Exercise requirements ▸ Return the material exactly, first line through the line containing "(tech) at (139,529)", and nothing more. Pictures stay out.

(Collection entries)
^^^^^^^^

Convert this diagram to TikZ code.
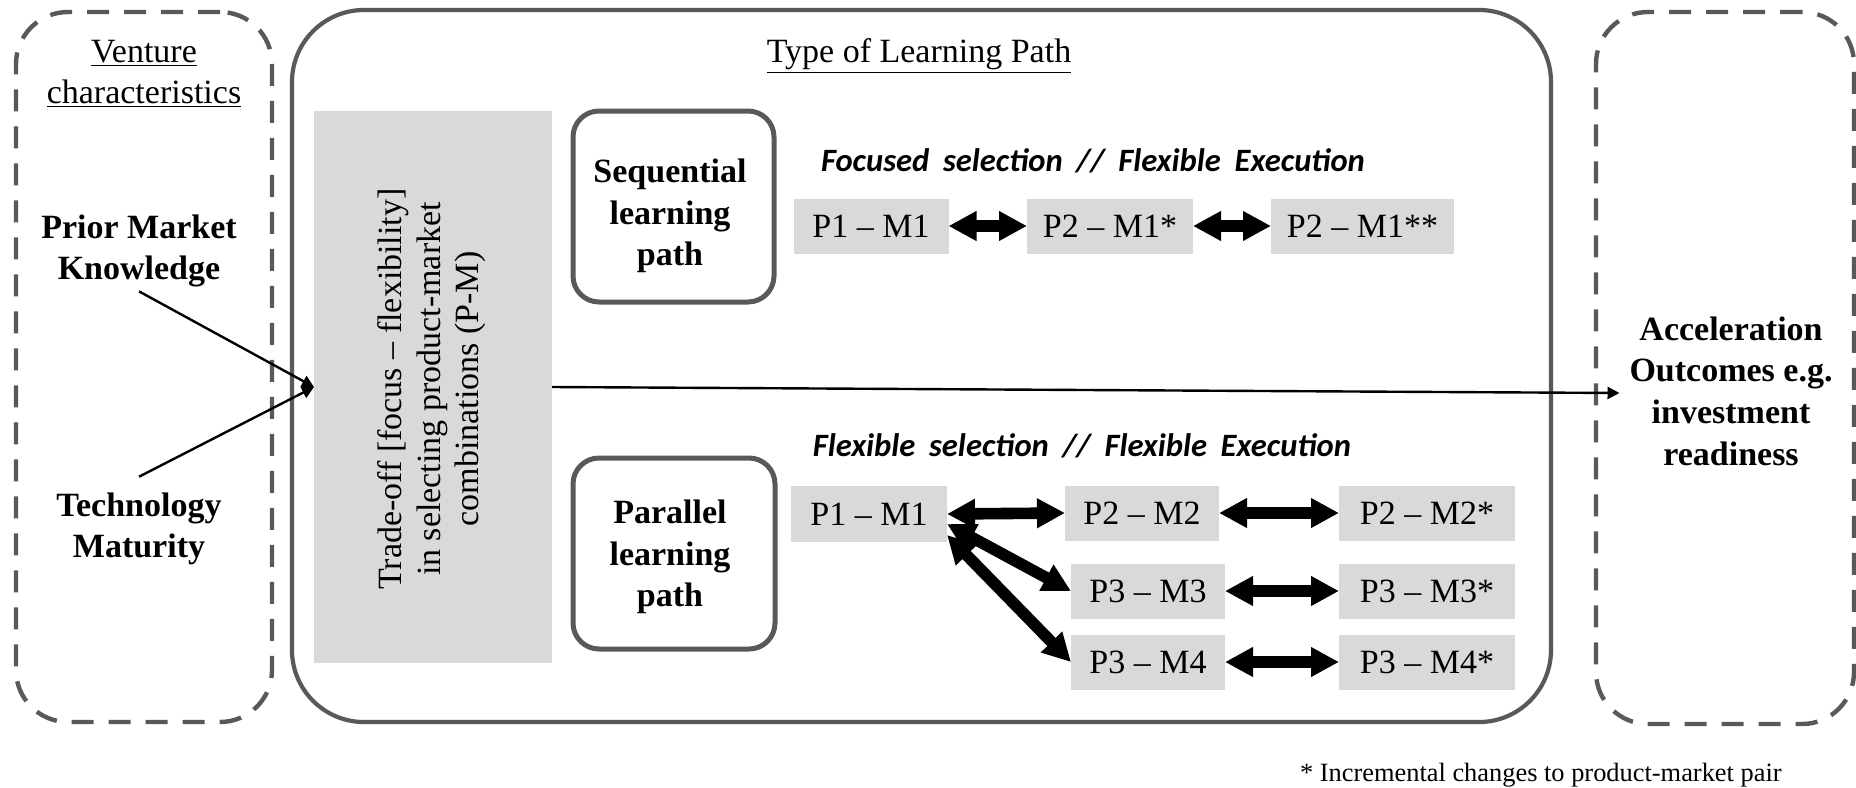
\documentclass[tikz,border=0pt]{standalone}
\usepackage{fontspec}
\setmainfont{Liberation Serif}
\newfontfamily\headfont{Carlito}
\usetikzlibrary{arrows.meta,calc}
\definecolor{edgegray}{RGB}{89,89,89}
\definecolor{pmgray}{RGB}{217,217,217}
\newcommand\bodysize{\fontsize{17pt}{20.8pt}\selectfont}
\newcommand\tradesize{\fontsize{17pt}{19.25pt}\selectfont}
\newcommand\notesize{\fontsize{13.2pt}{16pt}\selectfont}
\newcommand\headsize{\fontsize{16.3pt}{18pt}\selectfont}
\newcommand\gap{\hspace{0.42em}}

\begin{document}
\begin{tikzpicture}[x=0.5pt,y=-0.5pt,
  every node/.style={inner sep=0pt, outer sep=0pt},
  body/.style={font=\bodysize, align=center},
  boldtext/.style={font=\bodysize\bfseries, align=center},
  heading/.style={font=\headsize\headfont\bfseries\itshape},
  dashbox/.style={draw=edgegray, line width=2.2pt, dash pattern=on 11pt off 7.5pt, rounded corners=26pt},
  mainframe/.style={draw=edgegray, line width=2.1pt, rounded corners=36pt},
  pathbox/.style={draw=edgegray, line width=2.5pt, rounded corners=13pt},
  pm/.style={fill=pmgray, font=\bodysize, minimum height=27.5pt, inner xsep=4pt},
  fat/.style={line width=5.8pt, {Triangle[length=14pt,width=14pt]}-{Triangle[length=14pt,width=14pt]}},
  thin/.style={line width=1.2pt, -{Triangle[length=6pt,width=6pt]}}
]
\useasboundingbox (0,0) rectangle (1856,787);

% outer frames
\node[dashbox, minimum width=128pt, minimum height=355pt] (venture) at (144,367) {};
\node[mainframe, minimum width=629.5pt, minimum height=356pt] (learning) at (921.5,366) {};
\node[dashbox, minimum width=129pt, minimum height=356pt] (outcome) at (1725,368) {};

% frame titles
\node[body] (venturetitle) at (144,74) {\underline{Venture}\\\underline{characteristics}};
\node[body] (learningtitle) at (919,56) {\underline{Type of Learning Path}};

% venture characteristics
\node[boldtext] (prior) at (139,251) {Prior Market\\Knowledge};
\node[boldtext] (tech) at (139,529) {Technology\\Maturity};

% trade-off block
\node[fill=pmgray, minimum width=119pt, minimum height=276pt] (trade) at (433,387) {};
\node[font=\tradesize, align=center, rotate=90] (tradetext) at (432,389)
  {Trade-off [focus -- flexibility]\\in selecting product-market\\combinations (P-M)};

% learning path boxes
\node[pathbox, minimum width=100.5pt, minimum height=95.5pt] (seq) at (673.5,206.5) {};
\node[boldtext] (seqtext) at (670,216) {Sequential\\learning\\path};
\node[pathbox, minimum width=101pt, minimum height=95.5pt] (par) at (674,553.5) {};
\node[boldtext] (partext) at (670,557) {Parallel\\learning\\path};

% sequential path
\node[heading] (seqhead) at (1093,161) {Focused\gap selection\gap//\gap Flexible\gap Execution};
\node[pm, minimum width=77.5pt] (a1) at (871,226) {P1 -- M1};
\node[pm, minimum width=83pt] (a2) at (1110,226) {P2 -- M1*};
\node[pm, minimum width=91.5pt] (a3) at (1362.5,226) {P2 -- M1**};
\draw[fat] (a1.east) -- (a2.west);
\draw[fat] (a2.east) -- (a3.west);

% parallel path
\node[heading] (parhead) at (1082,446) {Flexible\gap selection\gap//\gap Flexible\gap Execution};
\node[pm, minimum width=78pt, minimum height=28pt] (b0) at (869,514) {P1 -- M1};
\node[pm, minimum width=77pt] (b1) at (1142,513) {P2 -- M2};
\node[pm, minimum width=88pt] (b1s) at (1427,513) {P2 -- M2*};
\node[pm, minimum width=77pt] (b2) at (1148,591) {P3 -- M3};
\node[pm, minimum width=88pt] (b2s) at (1427,591) {P3 -- M3*};
\node[pm, minimum width=77pt] (b3) at (1148,662) {P3 -- M4};
\node[pm, minimum width=88pt] (b3s) at (1427,662) {P3 -- M4*};
\draw[fat] (b0.east) -- (b1.west);
\draw[fat] ([yshift=-5pt]b0.east) -- (b2.west);
\draw[fat] ([yshift=-10.5pt]b0.east) -- (b3.west);
\draw[fat] (b1.east) -- (b1s.west);
\draw[fat] (b2.east) -- (b2s.west);
\draw[fat] (b3.east) -- (b3s.west);

% outcome
\node[boldtext] (accel) at (1731,391) {Acceleration\\Outcomes e.g.\\investment\\readiness};

% influence arrows
\draw[thin] ([yshift=-2pt]prior.south) -- (trade.west);
\draw[thin] ([yshift=8pt]tech.north) -- (trade.west);
\draw[thin] (trade.east) -- ([xshift=-5pt,yshift=-1pt]accel.west);

% footnote
\node[font=\notesize, anchor=west] (note) at (1300,775) {* Incremental changes to product-market pair};
\end{tikzpicture}
\end{document}
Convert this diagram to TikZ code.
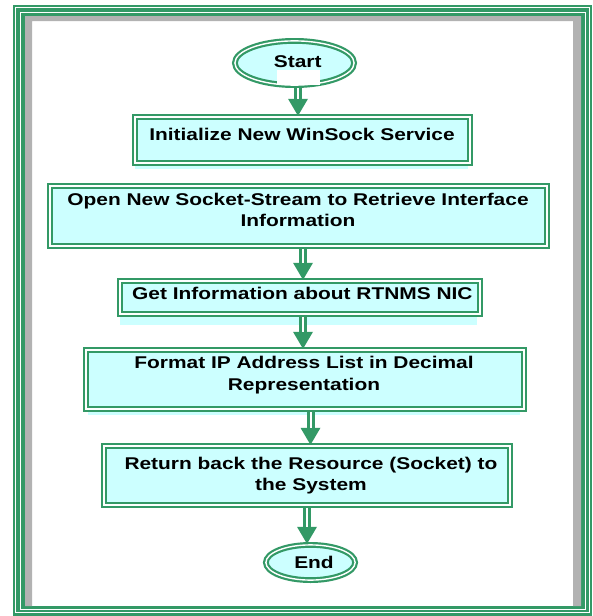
\documentclass[tikz,border=0pt]{standalone}
\usepackage{fontspec}
\setmainfont{Liberation Sans}
\newfontfamily\stepfont{Liberation Sans}[FakeStretch=1.23]
\usetikzlibrary{arrows.meta,shapes.geometric}
\definecolor{flowgreen}{HTML}{339966}
\definecolor{flowfill}{HTML}{CCFFFF}
\definecolor{framegray}{HTML}{B2B2B2}
\tikzset{
  x=1pt, y=-1pt,
  dblborder/.style={draw=flowgreen, double=white, line width=2.2pt, double distance=1.4pt, fill=flowfill, inner sep=0pt},
  stepbox/.style={dblborder, rectangle},
  terminal/.style={dblborder, ellipse},
  caption/.style={font=\stepfont\bfseries\fontsize{17}{21.5}\selectfont, align=center, anchor=north, inner sep=0pt, text=black},
  flow/.style={draw=flowgreen, line width=8pt, -{Triangle[width=20pt,length=17pt,line width=0pt]}},
  flowgap/.style={draw=white, line width=2pt, shorten >=17pt},
  boxshade/.style={fill=flowfill},
}
\begin{document}
\begin{tikzpicture}
\useasboundingbox (0,0) rectangle (592,616);

% page frame: green band with two white rules, grey inner band
\fill[flowgreen] (13,5) rectangle (592,616);
\fill[white] (25,16) rectangle (581,606);
\draw[white, line width=0.9pt] (15.8,7.8) rectangle (589.2,612.5);
\draw[white, line width=0.9pt] (20.4,12) rectangle (585,609);
\fill[framegray] (25,16) -- (581,16) -- (581,606) -- (573,606) -- (573,21)
  -- (32,21) -- (32,606) -- (25,606) -- cycle;

% light shading under some of the boxes
\fill[boxshade] (135,164) rectangle (468,169);
\fill[boxshade] (120,315) rectangle (477,325);
\fill[boxshade] (88,410) rectangle (520,415);

% terminals and process steps
\node[terminal, minimum width=119.2pt, minimum height=44.2pt] (start) at (294.5,63) {};
\fill[white] (277,70) rectangle (320,84.5);
\node[stepbox, minimum width=335.2pt, minimum height=46.2pt] (b1) at (302.5,140) {};
\node[stepbox, minimum width=497.2pt, minimum height=60.2pt] (b2) at (298.5,216) {};
\node[stepbox, minimum width=360.2pt, minimum height=33.2pt] (b3) at (300,297.5) {};
\node[stepbox, minimum width=438.2pt, minimum height=59.2pt] (b4) at (305,379.5) {};
\node[stepbox, minimum width=406.2pt, minimum height=59.2pt] (b5) at (307,475.5) {};
\node[terminal, minimum width=89.2pt, minimum height=35.2pt] (end) at (310.5,562.5) {};

% texts
\node[caption] (tstart) at (297.7,55) {Start};
\node[caption] (t1) at (302,127.7) {Initialize New WinSock Service};
\node[caption] (t2) at (298,192.7) {Open New Socket-Stream to Retrieve Interface\\Information};
\node[caption] (t3) at (302.4,286.7) {Get Information about RTNMS NIC};
\node[caption] (t4) at (304,356) {Format IP Address List in Decimal\\Representation};
\node[caption] (t5) at (311,456.7) {Return back the Resource (Socket) to\\the System};
\node[caption] (tend) at (314,556) {End};

% connectors: double shaft with a solid head
\foreach \a/\b/\dx in {start/b1/3.5, b2/b3/4.5, b3/b4/3, b4/b5/5.5, b5/end/0}{
  \draw[flow] ([xshift=\dx pt, yshift=-2pt]\a.south) -- ([xshift=\dx pt]\a.south |- \b.north);
  \draw[flowgap] ([xshift=\dx pt, yshift=-2pt]\a.south) -- ([xshift=\dx pt]\a.south |- \b.north);
}
\end{tikzpicture}
\end{document}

^^^^^^^^

Problem solution ▸
Convert this diagram to TikZ code.
\documentclass[tikz,border=0pt]{standalone}
\usepackage{fontspec}
\setmainfont{Liberation Serif}
\newfontfamily\headfont{Carlito}
\usetikzlibrary{arrows.meta,calc}
\definecolor{edgegray}{RGB}{89,89,89}
\definecolor{pmgray}{RGB}{217,217,217}
\newcommand\bodysize{\fontsize{17pt}{20.8pt}\selectfont}
\newcommand\tradesize{\fontsize{17pt}{19.25pt}\selectfont}
\newcommand\notesize{\fontsize{13.2pt}{16pt}\selectfont}
\newcommand\headsize{\fontsize{16.3pt}{18pt}\selectfont}
\newcommand\gap{\hspace{0.42em}}

\begin{document}
\begin{tikzpicture}[x=0.5pt,y=-0.5pt,
  every node/.style={inner sep=0pt, outer sep=0pt},
  body/.style={font=\bodysize, align=center},
  boldtext/.style={font=\bodysize\bfseries, align=center},
  heading/.style={font=\headsize\headfont\bfseries\itshape},
  dashbox/.style={draw=edgegray, line width=2.2pt, dash pattern=on 11pt off 7.5pt, rounded corners=26pt},
  mainframe/.style={draw=edgegray, line width=2.1pt, rounded corners=36pt},
  pathbox/.style={draw=edgegray, line width=2.5pt, rounded corners=13pt},
  pm/.style={fill=pmgray, font=\bodysize, minimum height=27.5pt, inner xsep=4pt},
  fat/.style={line width=5.8pt, {Triangle[length=14pt,width=14pt]}-{Triangle[length=14pt,width=14pt]}},
  thin/.style={line width=1.2pt, -{Triangle[length=6pt,width=6pt]}}
]
\useasboundingbox (0,0) rectangle (1856,787);

% outer frames
\node[dashbox, minimum width=128pt, minimum height=355pt] (venture) at (144,367) {};
\node[mainframe, minimum width=629.5pt, minimum height=356pt] (learning) at (921.5,366) {};
\node[dashbox, minimum width=129pt, minimum height=356pt] (outcome) at (1725,368) {};

% frame titles
\node[body] (venturetitle) at (144,74) {\underline{Venture}\\\underline{characteristics}};
\node[body] (learningtitle) at (919,56) {\underline{Type of Learning Path}};

% venture characteristics
\node[boldtext] (prior) at (139,251) {Prior Market\\Knowledge};
\node[boldtext] (tech) at (139,529) {Technology\\Maturity};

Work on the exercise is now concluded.